--- Begin Data lines ---
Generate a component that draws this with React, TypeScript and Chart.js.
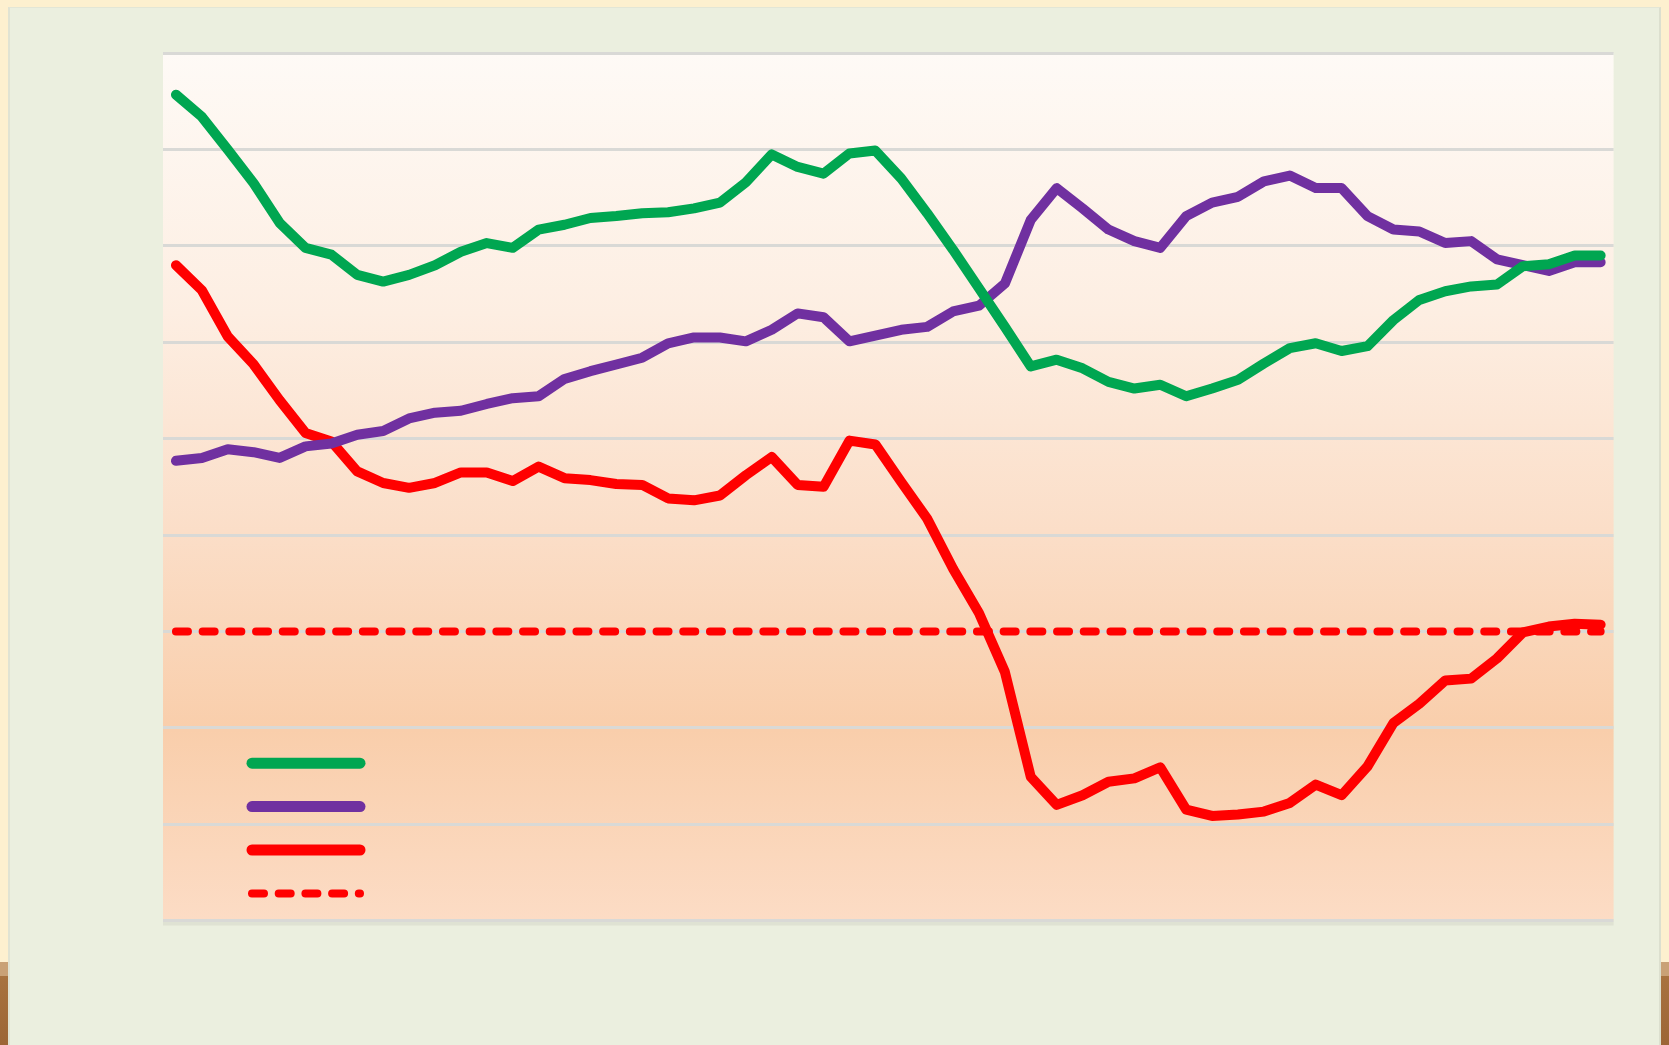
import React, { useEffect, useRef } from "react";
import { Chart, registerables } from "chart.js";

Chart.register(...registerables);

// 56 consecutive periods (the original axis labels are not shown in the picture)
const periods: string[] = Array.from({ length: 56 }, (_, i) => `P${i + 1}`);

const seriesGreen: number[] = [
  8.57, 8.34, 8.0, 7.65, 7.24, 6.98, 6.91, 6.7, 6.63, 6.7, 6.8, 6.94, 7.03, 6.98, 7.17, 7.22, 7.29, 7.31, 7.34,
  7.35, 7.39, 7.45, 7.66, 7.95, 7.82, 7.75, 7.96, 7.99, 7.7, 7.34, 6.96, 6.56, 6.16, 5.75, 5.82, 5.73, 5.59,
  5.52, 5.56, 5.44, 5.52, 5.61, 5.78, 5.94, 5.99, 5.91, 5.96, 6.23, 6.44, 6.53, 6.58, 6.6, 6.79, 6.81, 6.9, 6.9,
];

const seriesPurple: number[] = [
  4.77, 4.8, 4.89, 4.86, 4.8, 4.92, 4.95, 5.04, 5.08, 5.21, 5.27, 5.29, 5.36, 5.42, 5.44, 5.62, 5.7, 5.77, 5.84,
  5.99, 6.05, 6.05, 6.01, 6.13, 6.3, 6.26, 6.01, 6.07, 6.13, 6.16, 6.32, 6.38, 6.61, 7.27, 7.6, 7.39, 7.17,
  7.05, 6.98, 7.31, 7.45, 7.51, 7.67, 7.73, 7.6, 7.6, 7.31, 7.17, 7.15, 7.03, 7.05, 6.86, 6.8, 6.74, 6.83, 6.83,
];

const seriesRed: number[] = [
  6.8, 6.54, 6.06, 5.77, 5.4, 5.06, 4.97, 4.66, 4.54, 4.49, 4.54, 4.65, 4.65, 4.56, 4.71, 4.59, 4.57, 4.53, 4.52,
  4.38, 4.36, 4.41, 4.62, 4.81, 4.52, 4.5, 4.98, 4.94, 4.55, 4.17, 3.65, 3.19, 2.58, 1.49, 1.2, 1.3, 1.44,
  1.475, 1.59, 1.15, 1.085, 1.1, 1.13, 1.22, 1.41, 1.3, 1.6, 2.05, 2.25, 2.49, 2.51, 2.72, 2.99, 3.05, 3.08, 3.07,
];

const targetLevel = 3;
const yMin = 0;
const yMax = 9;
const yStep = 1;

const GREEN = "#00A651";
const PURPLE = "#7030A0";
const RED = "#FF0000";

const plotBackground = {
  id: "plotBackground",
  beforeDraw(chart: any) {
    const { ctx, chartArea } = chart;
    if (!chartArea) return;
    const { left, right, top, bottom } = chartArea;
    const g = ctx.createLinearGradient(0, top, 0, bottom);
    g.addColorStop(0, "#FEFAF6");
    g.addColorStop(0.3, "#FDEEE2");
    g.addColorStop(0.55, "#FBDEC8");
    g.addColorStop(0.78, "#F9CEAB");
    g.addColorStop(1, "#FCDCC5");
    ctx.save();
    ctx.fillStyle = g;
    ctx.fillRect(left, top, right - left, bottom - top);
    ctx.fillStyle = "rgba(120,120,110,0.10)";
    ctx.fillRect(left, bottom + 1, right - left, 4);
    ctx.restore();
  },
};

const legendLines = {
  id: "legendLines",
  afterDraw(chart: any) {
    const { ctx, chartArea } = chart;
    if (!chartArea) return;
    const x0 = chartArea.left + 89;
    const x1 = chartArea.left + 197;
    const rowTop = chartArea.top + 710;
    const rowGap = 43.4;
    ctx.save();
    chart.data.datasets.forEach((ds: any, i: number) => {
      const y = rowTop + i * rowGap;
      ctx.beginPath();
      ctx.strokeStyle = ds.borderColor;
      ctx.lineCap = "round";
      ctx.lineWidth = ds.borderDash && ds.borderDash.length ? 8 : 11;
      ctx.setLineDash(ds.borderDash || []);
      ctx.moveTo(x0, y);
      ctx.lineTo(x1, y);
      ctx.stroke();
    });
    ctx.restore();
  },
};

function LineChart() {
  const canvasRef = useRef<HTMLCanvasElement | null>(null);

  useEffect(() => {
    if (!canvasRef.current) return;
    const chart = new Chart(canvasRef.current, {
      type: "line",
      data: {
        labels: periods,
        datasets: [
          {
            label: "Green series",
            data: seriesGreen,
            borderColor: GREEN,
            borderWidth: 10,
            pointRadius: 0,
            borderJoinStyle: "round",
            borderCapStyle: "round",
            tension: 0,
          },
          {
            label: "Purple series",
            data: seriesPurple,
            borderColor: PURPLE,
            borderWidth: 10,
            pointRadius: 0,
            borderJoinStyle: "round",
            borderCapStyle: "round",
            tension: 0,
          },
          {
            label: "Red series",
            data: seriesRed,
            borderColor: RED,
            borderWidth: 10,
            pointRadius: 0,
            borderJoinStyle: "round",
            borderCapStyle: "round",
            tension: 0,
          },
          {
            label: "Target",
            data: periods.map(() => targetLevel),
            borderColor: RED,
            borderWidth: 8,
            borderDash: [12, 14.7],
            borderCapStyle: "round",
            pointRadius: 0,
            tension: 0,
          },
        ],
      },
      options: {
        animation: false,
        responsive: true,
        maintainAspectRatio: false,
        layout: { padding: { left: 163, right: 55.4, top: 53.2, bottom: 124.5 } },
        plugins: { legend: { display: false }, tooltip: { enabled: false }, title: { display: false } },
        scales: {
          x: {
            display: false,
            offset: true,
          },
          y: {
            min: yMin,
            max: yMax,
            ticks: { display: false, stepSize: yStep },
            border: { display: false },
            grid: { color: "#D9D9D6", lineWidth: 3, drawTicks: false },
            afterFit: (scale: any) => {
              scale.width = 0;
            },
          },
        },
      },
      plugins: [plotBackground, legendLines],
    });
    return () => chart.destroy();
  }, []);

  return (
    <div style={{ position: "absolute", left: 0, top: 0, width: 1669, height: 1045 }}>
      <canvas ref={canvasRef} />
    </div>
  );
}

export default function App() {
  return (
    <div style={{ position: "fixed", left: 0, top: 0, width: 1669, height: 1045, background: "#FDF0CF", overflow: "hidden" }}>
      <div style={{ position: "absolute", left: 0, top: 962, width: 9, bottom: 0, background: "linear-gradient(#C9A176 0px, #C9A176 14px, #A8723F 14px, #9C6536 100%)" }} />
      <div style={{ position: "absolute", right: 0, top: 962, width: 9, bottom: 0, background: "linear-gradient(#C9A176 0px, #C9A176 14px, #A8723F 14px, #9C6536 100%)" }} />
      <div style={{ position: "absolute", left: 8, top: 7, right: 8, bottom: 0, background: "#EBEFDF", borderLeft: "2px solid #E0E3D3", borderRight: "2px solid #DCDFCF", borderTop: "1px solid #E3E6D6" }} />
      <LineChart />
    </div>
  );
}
--- End Data lines ---
--- Begin Data lines ---
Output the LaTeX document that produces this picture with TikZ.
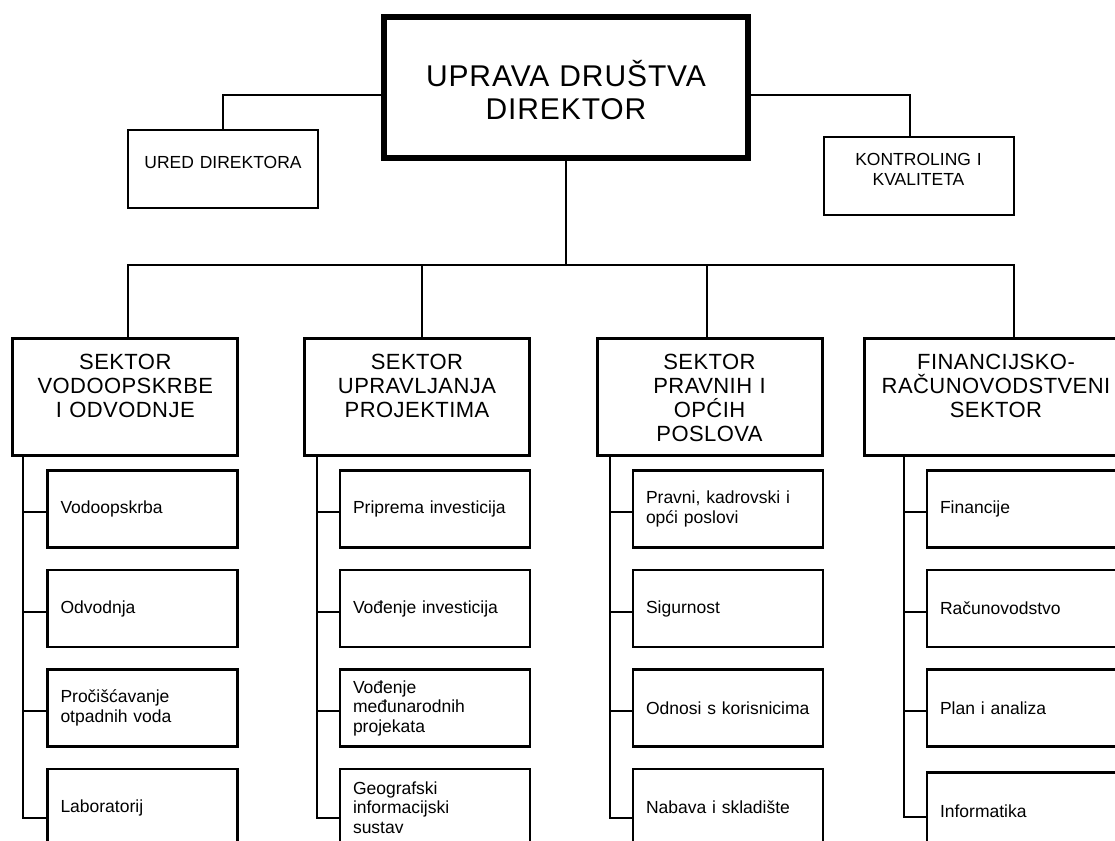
--- End Data lines ---
Filter the records above for "React" and copy every matching line.

Generate a component that draws this with React, TypeScript and Chart.js.
import React, { useEffect, useRef } from "react";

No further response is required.